Our ice wine education complete, we continue south, climbing the Niagara River Parkway past a dramatic vista of the Niagara Gorge and its ice-glistened walls of layered sandstone, limestone, and shale. Far below, the great green Niagara rushes along its course.

Now on a straightaway, we speed past the towering, naked trees of Queenston Heights Park and the oversized Floral Clock (all sculpted evergreens this time of year), and pause briefly to watch the gulls soar at the edge of the gorge.

Minutes later, we stop again for winged creatures of a more dainty order at the Butterfly Conservatory. Inside its tropically warm and humid rooms filled with frangipani and day lilies, millions of exotic butterflies flutter about. Bejeweled in brilliant blues, yellows, greens, and oranges, the lepidoptera have the run of the house and freely alight on our heads, arms, and shoulders as we amble through. 'Do they ever escape?' we ask Angela, the teenage ticket taker.

Yeah, they like the gift shop.'

Back on the parkway, the Botanical Gardens and the roiling Whirlpool Basin offer an unadulterated glimpse of natural beauty before the inevitable commercialism of the falls: signs for helicopter rides and the antique Spanish Aero Car that crosses the gorge on a cable; the gaudy neon of hotels and the Niagara Casino. In the nineteenth century, the falls were home to countless taverns and souvenir stalls, so making a buck off a natural wonder is certainly nothing new.

As we near the cascades, the mist kicks the S500's automatic wipers into action. Across the gorge, we see the mighty chutes of the American side, which are but a prelude to the expansive grandeur of Canada's Horseshoe Falls, not frozen today but raging.

It was in December 1683 that the French missionary Father Hennepin stumbled on the falls in his quest for the Mississippi. They say he was so overcome by their awesomeness that he ripped the portable altar off his back and fell to his knees. We park at the Canadian Falls—an impossibility during any other season, and join the other pilgrims snapping pictures of the cataracts. These foamy torrents have inspired much strange behavior over the centuries: In 1901, 63-year-old schoolteacher Annie Taylor plunged over the brink in a barrel, and in 1851, the world-famous tightrope walker Charles Blondin did his high-wire act over them, pausing midway to prepare two tasty omelettes on the stove he ported.

The falls are hypnotic and hard to leave, but on we go, past the barge that has been snagged for 85 years in the whirlpool rapids. The sight of it makes me wish, as I did when I visited as a girl, that it would finally break free so I could see it go hurtling over.
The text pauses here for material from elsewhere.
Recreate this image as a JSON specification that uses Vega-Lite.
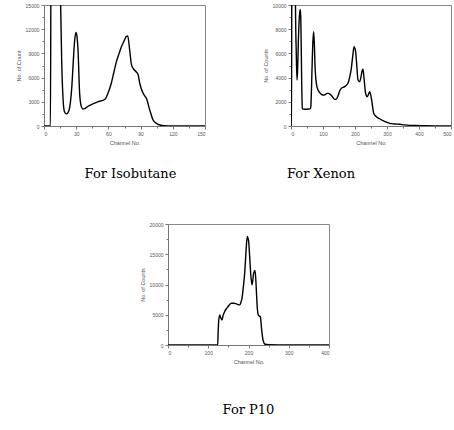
{
  "$schema": "https://vega.github.io/schema/vega-lite/v6.json",
  "background": "white",
  "padding": {"left": 15, "top": 2, "right": 0, "bottom": 0},
  "config": {
    "view": {"stroke": "#888", "strokeWidth": 1},
    "axis": {"labelFont": "Liberation Sans", "titleFont": "Liberation Sans", "labelFontSize": 5, "titleFontSize": 5.5, "titleFontWeight": "normal", "labelColor": "#555", "titleColor": "#555", "domainColor": "#777", "tickColor": "#777", "grid": false, "tickSize": 3, "labelPadding": 2},
    "title": {"font": "DejaVu Serif", "fontSize": 13, "fontWeight": "normal", "color": "black"}
  },
  "spacing": 40,
  "vconcat": [
    {
      "spacing": 56,
      "hconcat": [
        {
          "width": 161, "height": 121,
          "title": {"text": "For Isobutane", "orient": "bottom", "offset": 22, "anchor": "middle", "frame": "group", "dx": 6},
          "data": {"values": [
            {"ch":0,"n":0},{"ch":5,"n":0},{"ch":6,"n":0},{"ch":6.6,"n":25000},{"ch":14.5,"n":25000},{"ch":15.5,"n":15000},{"ch":16.5,"n":8000},{"ch":17.7,"n":3500},{"ch":19,"n":1800},{"ch":20.8,"n":1500},{"ch":22.5,"n":1700},{"ch":24.5,"n":2800},{"ch":26,"n":5000},{"ch":27,"n":7350},{"ch":28.6,"n":10660},{"ch":29.8,"n":11600},{"ch":30.8,"n":11000},{"ch":31.7,"n":9420},{"ch":33.2,"n":4050},{"ch":34.8,"n":2400},{"ch":36.3,"n":2100},{"ch":38,"n":2150},{"ch":41,"n":2450},{"ch":45,"n":2700},{"ch":50,"n":3000},{"ch":54,"n":3150},{"ch":57,"n":3350},{"ch":60,"n":4200},{"ch":62.7,"n":5300},{"ch":65,"n":6600},{"ch":67.4,"n":7950},{"ch":70,"n":9000},{"ch":72,"n":9800},{"ch":74.5,"n":10500},{"ch":76.7,"n":11100},{"ch":78,"n":11150},{"ch":79.8,"n":9450},{"ch":81.5,"n":7600},{"ch":83,"n":7150},{"ch":86,"n":6700},{"ch":87.6,"n":6400},{"ch":89.2,"n":5300},{"ch":92.3,"n":4050},{"ch":95.4,"n":3430},{"ch":98.5,"n":2000},{"ch":101.6,"n":750},{"ch":104.7,"n":330},{"ch":108,"n":120},{"ch":112,"n":40},{"ch":120,"n":10},{"ch":150,"n":0}
          ]},
          "layer": [
            {
              "mark": {"type": "line", "color": "black", "strokeWidth": 1.4, "clip": true, "interpolate": "monotone"},
              "encoding": {
                "x": {"field": "ch", "type": "quantitative", "scale": {"domain": [0, 150], "nice": false}, "axis": {"title": "Channel No.", "values": [0,30,60,90,120,150], "orient": "bottom"}},
                "y": {"field": "n", "type": "quantitative", "scale": {"domain": [0, 15000], "nice": false}, "axis": {"title": "No. of Count", "values": [0,3000,6000,9000,12000,15000], "orient": "left", "format": "d"}}
              }
            },
            {
              "mark": {"type": "line", "opacity": 0, "clip": true},
              "encoding": {
                "x": {"field": "ch", "type": "quantitative", "scale": {"domain": [0, 150], "nice": false}, "axis": {"title": null, "labels": false, "domain": false, "tickSize": 2, "values": [15,45,75,105,135], "orient": "bottom"}},
                "y": {"field": "n", "type": "quantitative", "scale": {"domain": [0, 15000], "nice": false}, "axis": {"title": null, "labels": false, "domain": false, "tickSize": 2, "values": [1500,4500,7500,10500,13500], "orient": "left"}}
              }
            }
          ],
          "resolve": {"axis": {"x": "independent", "y": "independent"}}
        },
        {
          "width": 160, "height": 121,
          "title": {"text": "For Xenon", "orient": "bottom", "offset": 22, "anchor": "middle", "frame": "group", "dx": -50},
          "data": {"values": [
            {"ch":0,"n":0},{"ch":2,"n":0},{"ch":2.5,"n":20000},{"ch":12,"n":20000},{"ch":14,"n":10000},{"ch":16.5,"n":6000},{"ch":18.8,"n":3800},{"ch":20.5,"n":4500},{"ch":23,"n":7000},{"ch":26,"n":9000},{"ch":29,"n":9640},{"ch":30.5,"n":9000},{"ch":32,"n":6500},{"ch":33.5,"n":3500},{"ch":35.4,"n":1460},{"ch":38,"n":1400},{"ch":45,"n":1380},{"ch":55,"n":1400},{"ch":60.4,"n":1430},{"ch":62,"n":1600},{"ch":63.5,"n":2600},{"ch":66,"n":5000},{"ch":68.5,"n":7000},{"ch":70.8,"n":7800},{"ch":73,"n":6800},{"ch":75,"n":5000},{"ch":77,"n":4080},{"ch":80,"n":3400},{"ch":84.4,"n":2975},{"ch":90,"n":2750},{"ch":100,"n":2560},{"ch":107,"n":2600},{"ch":112.5,"n":2700},{"ch":117,"n":2700},{"ch":122.9,"n":2617},{"ch":130,"n":2400},{"ch":136.5,"n":2200},{"ch":141.7,"n":2230},{"ch":147,"n":2500},{"ch":152,"n":2900},{"ch":157.3,"n":3110},{"ch":167.7,"n":3250},{"ch":178,"n":3530},{"ch":183,"n":4000},{"ch":188.5,"n":4770},{"ch":193,"n":5800},{"ch":196.9,"n":6560},{"ch":200,"n":6400},{"ch":202,"n":6140},{"ch":205,"n":5200},{"ch":209.4,"n":3800},{"ch":214.6,"n":3660},{"ch":219,"n":4100},{"ch":222.9,"n":4630},{"ch":225,"n":4700},{"ch":228,"n":4000},{"ch":233.2,"n":2700},{"ch":238.5,"n":2420},{"ch":242,"n":2600},{"ch":245.8,"n":2840},{"ch":249,"n":2600},{"ch":252,"n":2150},{"ch":255,"n":1600},{"ch":258.3,"n":1050},{"ch":266.7,"n":770},{"ch":275,"n":620},{"ch":287.5,"n":440},{"ch":298,"n":320},{"ch":308.3,"n":220},{"ch":325,"n":170},{"ch":339.6,"n":140},{"ch":355,"n":90},{"ch":370.8,"n":55},{"ch":390,"n":40},{"ch":412.5,"n":28},{"ch":450,"n":10},{"ch":500,"n":0}
          ]},
          "layer": [
            {
              "mark": {"type": "line", "color": "black", "strokeWidth": 1.4, "clip": true, "interpolate": "monotone"},
              "encoding": {
                "x": {"field": "ch", "type": "quantitative", "scale": {"domain": [0, 500], "nice": false}, "axis": {"title": "Channel No.", "values": [0,100,200,300,400,500], "orient": "bottom"}},
                "y": {"field": "n", "type": "quantitative", "scale": {"domain": [0, 10000], "nice": false}, "axis": {"title": "No. of Counts", "values": [0,2000,4000,6000,8000,10000], "orient": "left", "format": "d"}}
              }
            },
            {
              "mark": {"type": "line", "opacity": 0, "clip": true},
              "encoding": {
                "x": {"field": "ch", "type": "quantitative", "scale": {"domain": [0, 500], "nice": false}, "axis": {"title": null, "labels": false, "domain": false, "tickSize": 2, "values": [50,150,250,350,450], "orient": "bottom"}},
                "y": {"field": "n", "type": "quantitative", "scale": {"domain": [0, 10000], "nice": false}, "axis": {"title": null, "labels": false, "domain": false, "tickSize": 2, "values": [1000,3000,5000,7000,9000], "orient": "left"}}
              }
            }
          ],
          "resolve": {"axis": {"x": "independent", "y": "independent"}}
        }
      ]
    },
    {
      "spacing": 0,
      "hconcat": [
        {
          "width": 95, "height": 10,
          "view": {"stroke": null},
          "data": {"values": [{"k": 0}]},
          "mark": {"type": "point", "opacity": 0},
          "encoding": {}
        },
        {
          "width": 161, "height": 121,
          "title": {"text": "For P10", "orient": "bottom", "offset": 39, "anchor": "middle", "frame": "group"},
          "data": {"values": [
            {"ch":0,"n":0},{"ch":123.5,"n":0},{"ch":124.5,"n":2000},{"ch":126,"n":4000},{"ch":128.4,"n":4970},{"ch":131,"n":4500},{"ch":134.2,"n":4140},{"ch":137,"n":4900},{"ch":140.8,"n":5525},{"ch":145,"n":6000},{"ch":149,"n":6350},{"ch":157.3,"n":6900},{"ch":163,"n":6900},{"ch":169.8,"n":6800},{"ch":178,"n":6630},{"ch":181,"n":7000},{"ch":183.9,"n":7735},{"ch":187,"n":9500},{"ch":190.5,"n":11880},{"ch":192.5,"n":14000},{"ch":194.6,"n":16300},{"ch":197.1,"n":17950},{"ch":198.5,"n":17700},{"ch":200.4,"n":17130},{"ch":203,"n":14500},{"ch":205.4,"n":11880},{"ch":208.7,"n":9945},{"ch":210.5,"n":10600},{"ch":212.8,"n":11880},{"ch":216.1,"n":12320},{"ch":218,"n":11000},{"ch":220.3,"n":8010},{"ch":222,"n":6000},{"ch":224.4,"n":4970},{"ch":226.5,"n":4800},{"ch":229.4,"n":4700},{"ch":231,"n":3800},{"ch":232.7,"n":2490},{"ch":234.5,"n":1500},{"ch":236,"n":830},{"ch":238,"n":400},{"ch":240,"n":165},{"ch":245,"n":90},{"ch":252.6,"n":55},{"ch":280,"n":20},{"ch":319,"n":0},{"ch":400,"n":0}
          ]},
          "layer": [
            {
              "mark": {"type": "line", "color": "black", "strokeWidth": 1.4, "clip": true, "interpolate": "monotone"},
              "encoding": {
                "x": {"field": "ch", "type": "quantitative", "scale": {"domain": [0, 400], "nice": false}, "axis": {"title": "Channel No.", "values": [0,100,200,300,400], "orient": "bottom"}},
                "y": {"field": "n", "type": "quantitative", "scale": {"domain": [0, 20000], "nice": false}, "axis": {"title": "No. of Counts", "values": [0,5000,10000,15000,20000], "orient": "left", "format": "d"}}
              }
            },
            {
              "mark": {"type": "line", "opacity": 0, "clip": true},
              "encoding": {
                "x": {"field": "ch", "type": "quantitative", "scale": {"domain": [0, 400], "nice": false}, "axis": {"title": null, "labels": false, "domain": false, "tickSize": 2, "values": [50,150,250,350], "orient": "bottom"}},
                "y": {"field": "n", "type": "quantitative", "scale": {"domain": [0, 20000], "nice": false}, "axis": {"title": null, "labels": false, "domain": false, "tickSize": 2, "values": [2500,7500,12500,17500], "orient": "left"}}
              }
            }
          ],
          "resolve": {"axis": {"x": "independent", "y": "independent"}}
        }
      ]
    }
  ]
}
Canada's cataracts are just a memory as the parkway leads us south along the Niagara River, here as undisturbed as a pond and lined with million-dollar homes and snowmobile trails. From Fort Erie, where the Niagara empties into lake Erie, we can see Buffalo across the river, at the other end of the Peace Bridge. 'Welcome to the United States' a sign greets us, as does the first sight of snow in days.